# bad dawg flip nose nomad



## vickers83 (Mar 8, 2010)

Been talking to a seller on ebay who has this car for sale as a rare Tyco prototype. I`ve got one made by Bruce somewhere, but I can`t find it. Anybody got one to show him that its a resin? Auction link on the bottom.












http://cgi.ebay.com/ws/eBayISAPI.dll?ViewItem&item=181495923048&ssPageName=ADME:X:RTQ:US:1123[/URL]


----------



## sethndaddy (Dec 4, 2004)

If you read his description, I'm sure theres no way your going to convince him, either he's dumb, or playing dumb hoping to catch someone with less experience.


----------



## Joe65SkylarkGS (Feb 15, 2010)

I knkw I have some 57 flip noses from Bruce. Not sure about the nomad. I'll have to look.

Just looked at his ad, and imo it definitely looks like Bruces car!!!


----------



## vickers83 (Mar 8, 2010)

He seemed to be concerned that it was a fake, I just can`t come up with the bad dawg body to show him.


----------



## Bill Hall (Jan 6, 2007)

*+ & -*

Check the blunted/muted ejector pin indents on pic #3 of the underside. See how the edge of the indent is sorta mooshed and rounded?

Typically cloned models start to "lose" the sharp edges where they are supposed to have them;

AND...

they start to gain things where they shouldnt be.
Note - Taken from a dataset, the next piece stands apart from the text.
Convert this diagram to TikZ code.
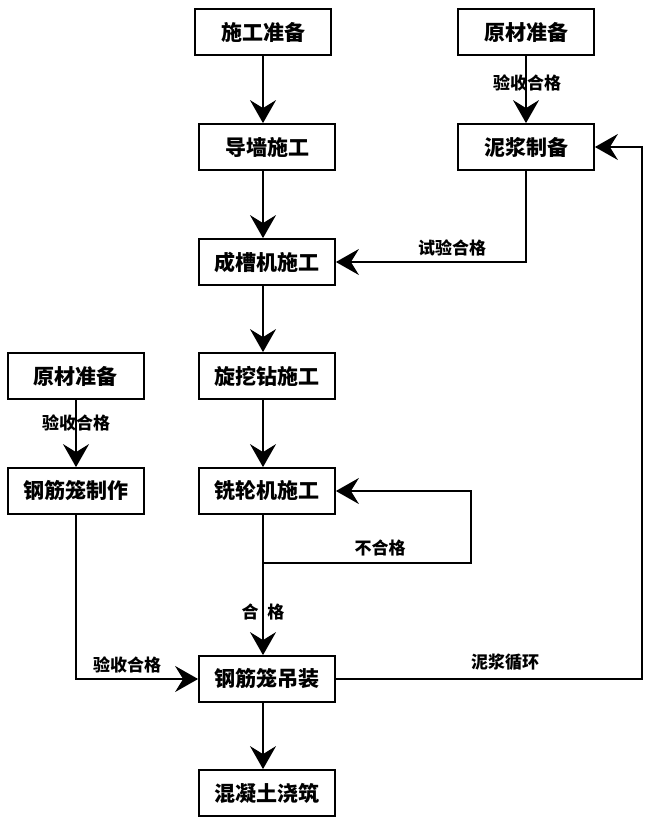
\documentclass[tikz,border=0pt]{standalone}
\usepackage{fontspec}
\setmainfont{Noto Sans CJK SC}
\usetikzlibrary{arrows.meta}
\tikzset{
    box/.style={draw,line width=1.8pt,minimum width=136pt,minimum height=46pt,inner sep=0pt,font=\fontsize{21}{21}\selectfont\bfseries},
    lbl/.style={font=\fontsize{17}{17}\selectfont\bfseries,inner sep=0pt},
    wire/.style={line width=1.5pt},
    flow/.style={wire,-{Stealth[length=23pt,width=26pt,inset=8pt]}}
}
\begin{document}
\begin{tikzpicture}[x=1pt,y=-1pt]
        \useasboundingbox (0,0) rectangle (669,830);
        \coordinate (spine) at (263,0);
        \coordinate (back) at (642,0);
        \coordinate (fail) at (471,563);
        \node [box] (prep) at (263,32) {施工准备};
        \node [box] (raw1) at (526,32) {原材准备};
        \node [box] (guide) at (267,147) {导墙施工};
        \node [box] (slurry) at (526,147) {泥浆制备};
        \node [box] (groove) at (267,262) {成槽机施工};
        \node [box] (raw2) at (76,376) {原材准备};
        \node [box] (rotary) at (267,376) {旋挖钻施工};
        \node [box] (cage) at (76,491) {钢筋笼制作};
        \node [box] (mill) at (267,491) {铣轮机施工};
        \node [box] (lift) at (267,679) {钢筋笼吊装};
        \node [box] (pour) at (267,793) {混凝土浇筑};
        \draw [flow] (spine |- prep.south) -- (spine |- guide.north);
        \draw [flow] (spine |- guide.south) -- (spine |- groove.north);
        \draw [flow] (spine |- groove.south) -- (spine |- rotary.north);
        \draw [flow] (spine |- rotary.south) -- (spine |- mill.north);
        \draw [flow] (spine |- mill.south) -- (spine |- lift.north);
        \draw [flow] (spine |- fail) -- (fail) |- (mill.east);
        \draw [flow] (spine |- lift.south) -- (spine |- pour.north);
        \draw [flow] (raw1.south) -- (slurry.north);
        \draw [flow] (slurry.south) |- (groove.east);
        \draw [flow] (raw2.south) -- (cage.north);
        \draw [flow] (cage.south) |- (lift.west);
        \draw [flow] (lift.east) -- (lift.east -| back) -- (back |- slurry.east) -- (slurry.east);
        \node [lbl] (t1) at (527,83) {验收合格};
        \node [lbl] (t2) at (452,248) {试验合格};
        \node [lbl] (t3) at (76,423) {验收合格};
        \node [lbl] (t4) at (380,548) {不合格};
        \node [lbl] (t5) at (263,612) {合\hspace{9pt}格};
        \node [lbl] (t6) at (127,665) {验收合格};
        \node [lbl] (t7) at (505,662) {泥浆循环};
    \end{tikzpicture}
\end{document}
Note the ragged dingle berries all along the window frames and other open edges.


----------



## wheelszk (Jul 8, 2006)

Pulled the sale


----------



## Dyno Dom (May 26, 2007)

I sent him a JFYI note, no reply. There was another "Tyco prototype" available
recently on auction site for a Butterscotch Nascar Monte Carlo that was also
a product by Bruce.


----------